Le traitement de la figure de l’hérétique turc permet en particulier à Belleforest de consolider sa position de vigie de la foi chrétienne. Comparées aux versions dont le cosmographe dispose, les pages sur la religion et les mœurs turques ne laissent aucun doute sur la visée polémique et militante qui les anime. Privilégiant les sources les plus négatives et omettant sciemment les mœurs qui ne relèvent pas de la religion, Belleforest présente la civilisation turque comme une grande société de l’hérésie. Dans ces chapitres qui traitent de la religion mahométane, le cosmographe ne s’intéresse pas tant à la théologie de l’hérésie qu’à la politique du religieux, qu’au religieux comme fait politique. De là à dire que les problèmes religieux se règlent avant tout par des décisions politiques, il n’y a qu’un pas. Les hérésies protestantes aussi bien que mahométanes appellent l’intervention de la puissance publique.

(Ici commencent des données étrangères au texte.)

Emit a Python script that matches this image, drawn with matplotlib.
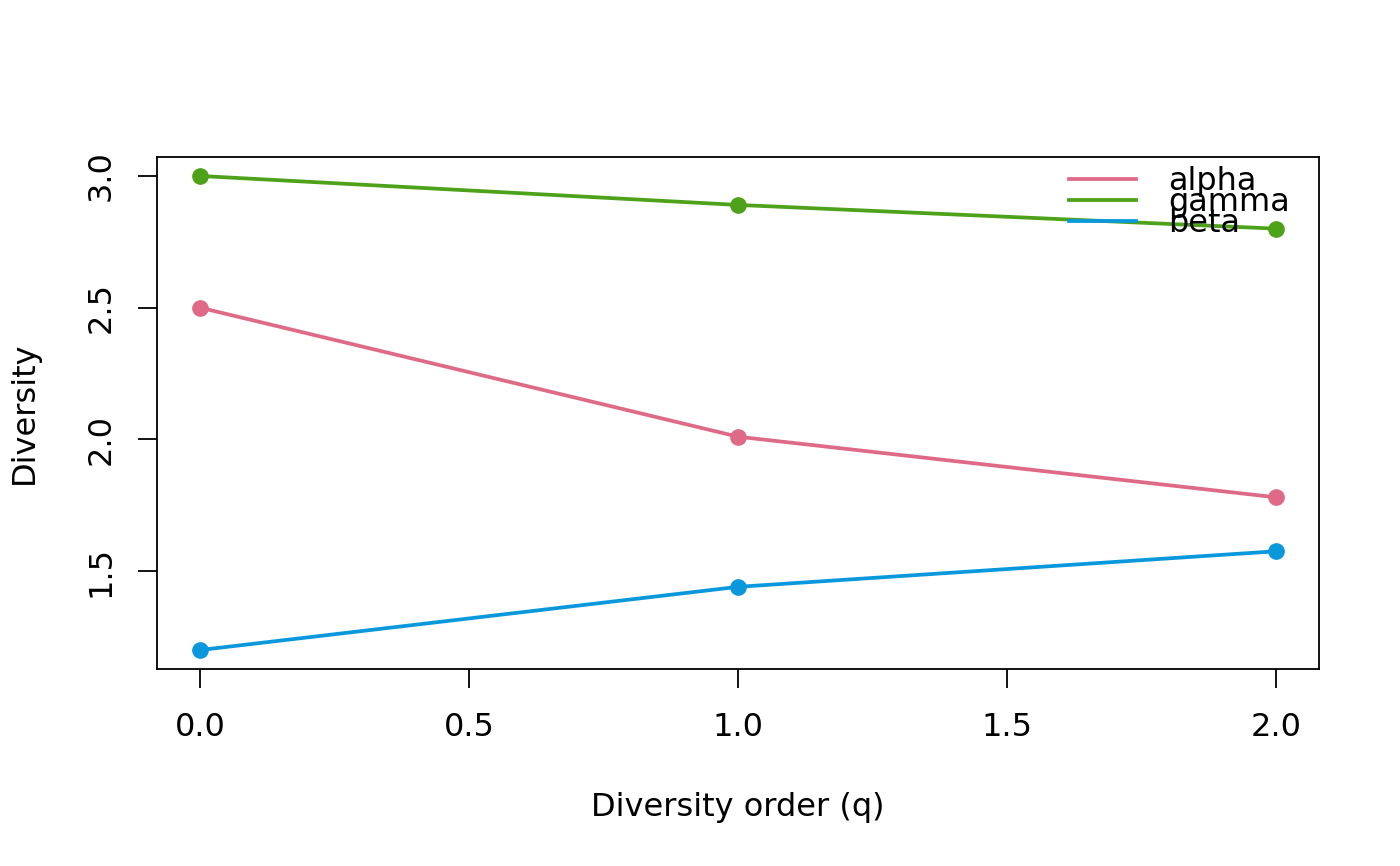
import numpy as np
from matplotlib import pyplot as plt

#################################################

# diversity order and the three profiles
q = [0, 1, 2]
alpha = [2.50, 2.01, 1.78]
gamma = [3.00, 2.89, 2.80]
beta = [1.20, 1.44, 1.575]

series_names = ['alpha', 'gamma', 'beta']
series_colors = ['#DF6A87', '#4DA21A', '#0A98DD']

xticks = [0.0, 0.5, 1.0, 1.5, 2.0]
yticks = [1.5, 2.0, 2.5, 3.0]

#################################################

plt.rcParams['font.family'] = 'DejaVu Sans'
fs = 23

fig = plt.figure(figsize=(14, 8.66), dpi=100)
ax = fig.add_axes([157/1400, 197/866, 1162/1400, 512/866])

for vals, name, col in zip([alpha, gamma, beta], series_names, series_colors):
    ax.plot(q, vals, color=col, lw=2.7, marker='o', ms=11, label=name)

ax.set_xlim(-0.08, 2.08)
ax.set_ylim(1.128, 3.072)
ax.set_xticks(xticks)
ax.set_xticklabels(['%.1f' % t for t in xticks])
ax.set_yticks(yticks)
ax.set_yticklabels(['%.1f' % t for t in yticks], rotation=90, va='center')
ax.tick_params(length=14, width=1.3, labelsize=fs, pad=15)
ax.tick_params(axis='x', pad=17)
for s in ax.spines.values():
    s.set_linewidth(1.3)

ax.set_xlabel('Diversity order (q)', fontsize=fs, labelpad=35)
ax.set_ylabel('Diversity', fontsize=fs, labelpad=33)

# legend without markers, tight rows like in the original
handles = [plt.Line2D([], [], color=c, lw=2.7) for c in series_colors]
ax.legend(handles, series_names, loc='upper right', frameon=False,
          fontsize=fs, handlelength=2.1, handletextpad=1.0,
          labelspacing=-0.32, borderpad=0.0, borderaxespad=0.0,
          bbox_to_anchor=(0.975, 0.982), bbox_transform=ax.transAxes)

plt.savefig('out.png', dpi=100)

L’ensemble de ces éléments polémiques sont au cœur d’une stratégie pleinement assumée de défense de la foi catholique, mais aussi de revendication d’autorité de la part de Belleforest. Les commentaires antiprotestants, s’ils sont brefs et souvent placés entre parenthèses, sont aussi parfois à la première personne et émaillent le texte de manière répétée, par-delà la distinction des espaces et des chapitres. Par ailleurs, ils n’appartiennent ni à l’ouvrage de Münster, ni aux sources que Belleforest revendique ; de même, la critique virulente de la religion des Turcs procède d’un net remaniement des textes sur lesquels le cosmographe s’appuie. La polémique permet de ce fait de recréer une continuité argumentative d’un chapitre à l’autre et d’adopter une hauteur de vue qui n’est pas celle de la description cosmographique, comme le remarquait déjà Frank Lestringant, mais celle du jugement religieux intransigeant.